While Netflix have been largely the only game in town, customer retention hasn’t been a massive concern for them. But as the competitive landscape heats up, that will get a lot harder and we’ll find out how many profitable services can make it in the streaming market.
7. Advertising
Netflix is a purely subscription-funded service. Other than showcasing its own wares to its own subscribers, there’s no promotion or advertising of any kind. But most of the media and entertainment landscape isn’t and never has been like that. Advertising has always been a major revenue stream.
This is happening in streaming media as well. Spotify obviously have their ad-supported service running alongside their subscription one which has always been and continues to have more people using it than the paid for one.

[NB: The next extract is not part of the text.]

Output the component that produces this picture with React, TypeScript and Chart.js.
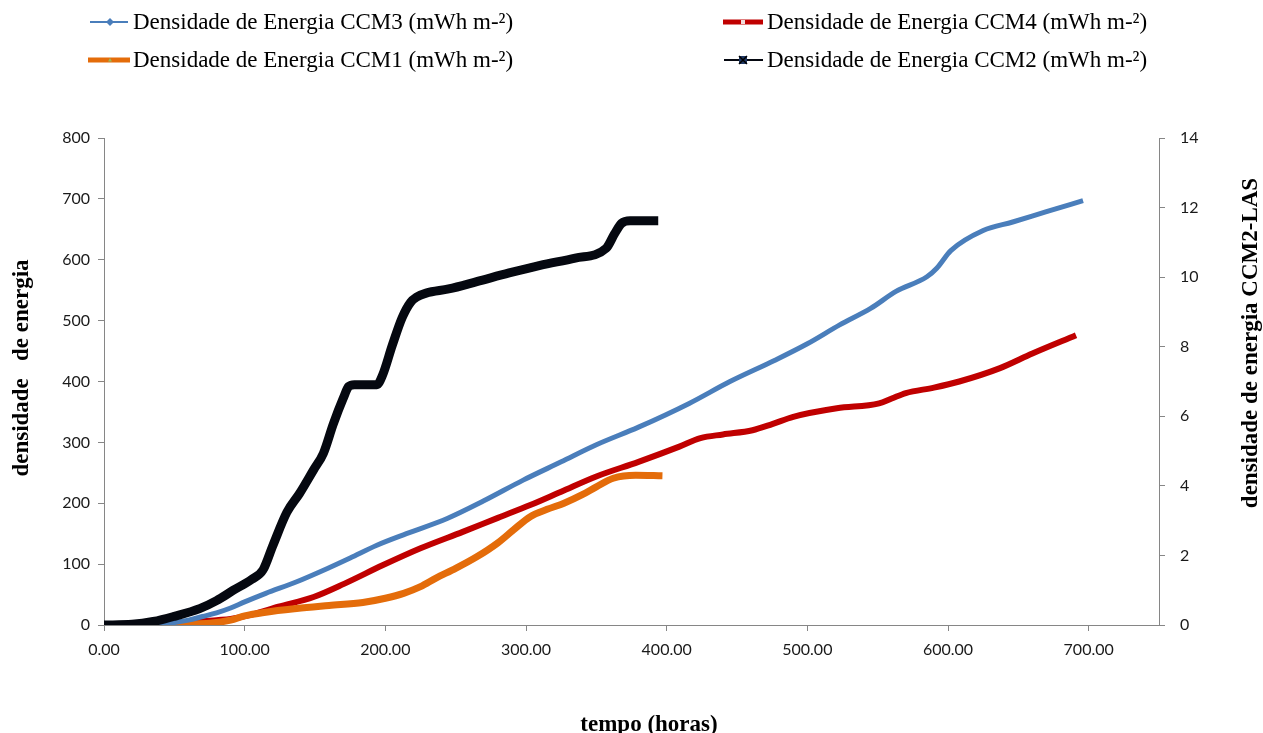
import React, { useEffect, useRef } from "react";
import { Chart, registerables } from "chart.js";

Chart.register(...registerables);

// ---- Data (hours, energy density) ----
const ccm3Hours = [0, 20, 35, 50, 60, 70, 80, 90, 100, 115, 137, 160, 175, 194, 215, 244, 270, 298, 325, 350, 380, 416, 445, 477, 500, 523, 545, 563, 585, 592, 602, 625, 646, 670, 696];
const ccm3Values = [0, 0, 1, 4, 8, 14, 20, 28, 38, 52, 71, 94, 110, 131, 150, 175, 204, 238, 268, 296, 325, 364, 400, 435, 462, 493, 520, 548, 572, 586, 615, 648, 662, 679, 697];

const ccm4Hours = [0, 40, 55, 65, 80, 90, 105, 124, 149, 171, 198, 225, 255, 280, 303, 325, 350, 380, 409, 424, 440, 461, 475, 490, 521, 551, 560, 570, 590, 608, 637, 660, 691];
const ccm4Values = [0, 0, 2, 5, 8, 10, 17, 30, 46, 68, 98, 126, 153, 176, 197, 219, 244, 268, 293, 307, 313, 320, 330, 342, 356, 364, 372, 381, 390, 400, 422, 446, 476];

const ccm1Hours = [0, 20, 40, 60, 75, 90, 100, 115, 137, 160, 184, 200, 213, 225, 236, 250, 265, 280, 291, 303, 315, 327, 340, 350, 362, 378, 397];
const ccm1Values = [0, 0, 1, 2, 3, 8, 15, 21, 27, 32, 37, 44, 52, 63, 77, 93, 112, 135, 156, 178, 190, 200, 214, 227, 241, 246, 245];

// CCM2 plotted on the secondary axis (0-14)
const ccm2Hours = [0, 20, 35, 50, 68, 80, 92, 105, 113, 120, 130, 139, 149, 156, 163, 170, 174, 178, 194, 198, 205, 212, 218, 222, 229, 245, 265, 288, 310, 335, 357, 363, 368, 374, 394];
const ccm2Values = [0, 0.02, 0.1, 0.25, 0.47, 0.7, 1.0, 1.31, 1.58, 2.28, 3.24, 3.78, 4.46, 4.94, 5.78, 6.51, 6.86, 6.91, 6.91, 7.18, 8.05, 8.84, 9.28, 9.42, 9.54, 9.66, 9.87, 10.12, 10.34, 10.55, 10.83, 11.25, 11.55, 11.62, 11.62];

const xTickValues = [0, 100, 200, 300, 400, 500, 600, 700];

const legendLabels = [
  "Densidade de Energia CCM3 (mWh m-²)",
  "Densidade de Energia CCM4 (mWh m-²)",
  "Densidade de Energia CCM1 (mWh m-²)",
  "Densidade de Energia CCM2 (mWh m-²)",
];

const xTitle = "tempo (horas)";
const yTitle = "densidade   de energia";
const y1Title = "densidade de energia CCM2-LAS";

const COL_BLUE = "#4A7EBB";
const COL_RED = "#C00000";
const COL_ORANGE = "#E46C0A";
const COL_BLACK = "#050810";
const AXIS = "#868686";

const toPoints = (xs: number[], ys: number[]) => xs.map((x, i) => ({ x, y: ys[i] }));

const overlayPlugin = {
  id: "overlay",
  afterDraw(chart: any) {
    const ctx: CanvasRenderingContext2D = chart.ctx;
    ctx.save();
    // ---- Legend ----
    const rowY = [22, 60];
    const drawText = (txt: string, x: number, y: number) => {
      ctx.font = "23px 'Liberation Serif', 'Times New Roman', serif";
      ctx.fillStyle = "#000";
      ctx.textAlign = "left";
      ctx.textBaseline = "middle";
      ctx.fillText(txt, x, y + 1);
    };
    // CCM3 blue
    ctx.strokeStyle = COL_BLUE;
    ctx.lineWidth = 2;
    ctx.beginPath(); ctx.moveTo(90, rowY[0]); ctx.lineTo(128, rowY[0]); ctx.stroke();
    ctx.fillStyle = COL_BLUE;
    ctx.beginPath(); ctx.moveTo(110, rowY[0] - 4); ctx.lineTo(114, rowY[0]); ctx.lineTo(110, rowY[0] + 4); ctx.lineTo(106, rowY[0]); ctx.closePath(); ctx.fill();
    drawText(legendLabels[0], 133, rowY[0]);
    // CCM1 orange
    ctx.strokeStyle = COL_ORANGE;
    ctx.lineWidth = 5;
    ctx.beginPath(); ctx.moveTo(88, rowY[1]); ctx.lineTo(130, rowY[1]); ctx.stroke();
    ctx.fillStyle = "#9BBB59";
    ctx.beginPath(); ctx.moveTo(110, rowY[1] - 2); ctx.lineTo(112, rowY[1] + 1.5); ctx.lineTo(108, rowY[1] + 1.5); ctx.closePath(); ctx.fill();
    drawText(legendLabels[2], 133, rowY[1]);
    // CCM4 red
    ctx.strokeStyle = COL_RED;
    ctx.lineWidth = 5;
    ctx.beginPath(); ctx.moveTo(723, rowY[0]); ctx.lineTo(763, rowY[0]); ctx.stroke();
    ctx.fillStyle = "#F2DCDB";
    ctx.fillRect(741, rowY[0] - 2, 4, 4);
    drawText(legendLabels[1], 767, rowY[0]);
    // CCM2 black
    ctx.strokeStyle = COL_BLACK;
    ctx.lineWidth = 2;
    ctx.beginPath(); ctx.moveTo(724, rowY[1]); ctx.lineTo(763, rowY[1]); ctx.stroke();
    ctx.fillStyle = "#1F3864";
    ctx.fillRect(739, rowY[1] - 4, 8, 8);
    ctx.strokeStyle = "#000";
    ctx.lineWidth = 1.5;
    ctx.beginPath();
    ctx.moveTo(739, rowY[1] - 4); ctx.lineTo(747, rowY[1] + 4);
    ctx.moveTo(747, rowY[1] - 4); ctx.lineTo(739, rowY[1] + 4);
    ctx.stroke();
    drawText(legendLabels[3], 767, rowY[1]);

    // ---- Axis titles ----
    ctx.font = "bold 23px 'Liberation Serif', 'Times New Roman', serif";
    ctx.fillStyle = "#000";
    ctx.textAlign = "center";
    ctx.textBaseline = "middle";
    ctx.save();
    ctx.translate(22, 368);
    ctx.rotate(-Math.PI / 2);
    ctx.fillText(yTitle, 0, 0);
    ctx.restore();
    ctx.save();
    ctx.translate(1251, 343);
    ctx.rotate(-Math.PI / 2);
    ctx.fillText(y1Title, 0, 0);
    ctx.restore();
    ctx.textBaseline = "alphabetic";
    ctx.fillText(xTitle, 649, 731);
    ctx.restore();
  },
};

export default function App() {
  const canvasRef = useRef<HTMLCanvasElement | null>(null);

  useEffect(() => {
    if (!canvasRef.current) return;
    const tickFont = { family: "Lato, 'Open Sans', sans-serif", size: 16 };
    const chart = new Chart(canvasRef.current, {
      type: "line",
      data: {
        datasets: [
          {
            label: legendLabels[3],
            data: toPoints(ccm2Hours, ccm2Values),
            yAxisID: "y1",
            borderColor: COL_BLACK,
            borderWidth: 9,
            pointRadius: 0,
            cubicInterpolationMode: "monotone",
          },
          {
            label: legendLabels[0],
            data: toPoints(ccm3Hours, ccm3Values),
            yAxisID: "y",
            borderColor: COL_BLUE,
            borderWidth: 5,
            pointRadius: 0,
            cubicInterpolationMode: "monotone",
          },
          {
            label: legendLabels[2],
            data: toPoints(ccm1Hours, ccm1Values),
            yAxisID: "y",
            borderColor: COL_ORANGE,
            borderWidth: 7,
            pointRadius: 0,
            cubicInterpolationMode: "monotone",
          },
          {
            label: legendLabels[1],
            data: toPoints(ccm4Hours, ccm4Values),
            yAxisID: "y",
            borderColor: COL_RED,
            borderWidth: 6,
            pointRadius: 0,
            cubicInterpolationMode: "monotone",
          },
        ],
      },
      options: {
        animation: false,
        responsive: false,
        maintainAspectRatio: false,
        layout: { padding: { top: 138, left: 0, right: 0, bottom: 0 } },
        plugins: { legend: { display: false }, tooltip: { enabled: false } },
        scales: {
          x: {
            type: "linear",
            min: 0,
            max: 750,
            afterBuildTicks: (s: any) => {
              s.ticks = xTickValues.map((v) => ({ value: v }));
            },
            afterFit: (s: any) => {
              s.height = 108;
            },
            ticks: {
              callback: (v: any) => Number(v).toFixed(2),
              font: tickFont,
              color: "#1a1a1a",
              padding: 9,
              maxRotation: 0,
              autoSkip: false,
            },
            grid: { drawOnChartArea: false, tickLength: 6, color: AXIS },
            border: { color: AXIS, width: 1 },
          },
          y: {
            position: "left",
            min: 0,
            max: 800,
            afterFit: (s: any) => {
              s.width = 104;
            },
            ticks: { stepSize: 100, font: tickFont, color: "#1a1a1a", padding: 8 },
            grid: { drawOnChartArea: false, tickLength: 6, color: AXIS },
            border: { color: AXIS, width: 1 },
          },
          y1: {
            position: "right",
            min: 0,
            max: 14,
            afterFit: (s: any) => {
              s.width = 104;
            },
            ticks: { stepSize: 2, font: tickFont, color: "#1a1a1a", padding: 15 },
            grid: { drawOnChartArea: false, tickLength: 6, color: AXIS },
            border: { color: AXIS, width: 1 },
          },
        },
      } as any,
      plugins: [overlayPlugin],
    });
    return () => chart.destroy();
  }, []);

  return (
    <div style={{ position: "absolute", left: 0, top: 0, width: 1263, height: 733, background: "#fff" }}>
      <canvas ref={canvasRef} width={1263} height={733} style={{ display: "block" }} />
    </div>
  );
}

In television Viacom, parent of the likes of MTV, Comedy Central, Nickelodeon and Paramount Pictures, recently bought internet television network Pluto TV which is exclusively funded by advertising. Meanwhile AT&T, now owners of WarnerMedia, are gearing up to launch their Netflix competitor under the HBO banner and have suggested that while it will be subscription-based first, advertising will definitely be part of the picture in due course.
Advertising gives companies both additional revenue and a way to reach consumers who aren’t prepared to shell out for a subscription. Neflix hasn’t had much problem dealing with either issue so far, but as more ad-driven rivals come on board and as consumers have more options that won’t require them to pay a direct subscription cost, will Netflix’s model continue to work?
As I say, to date Netflix has had the good fortune to be a lucky company, and successful entities always have a big hand in making their own luck anyway. I don’t expect that to change for Netflix any time soon, but nothing stays the same forever and it’s always good to have things to worry about. That’s the only way to keep you on your toes after all.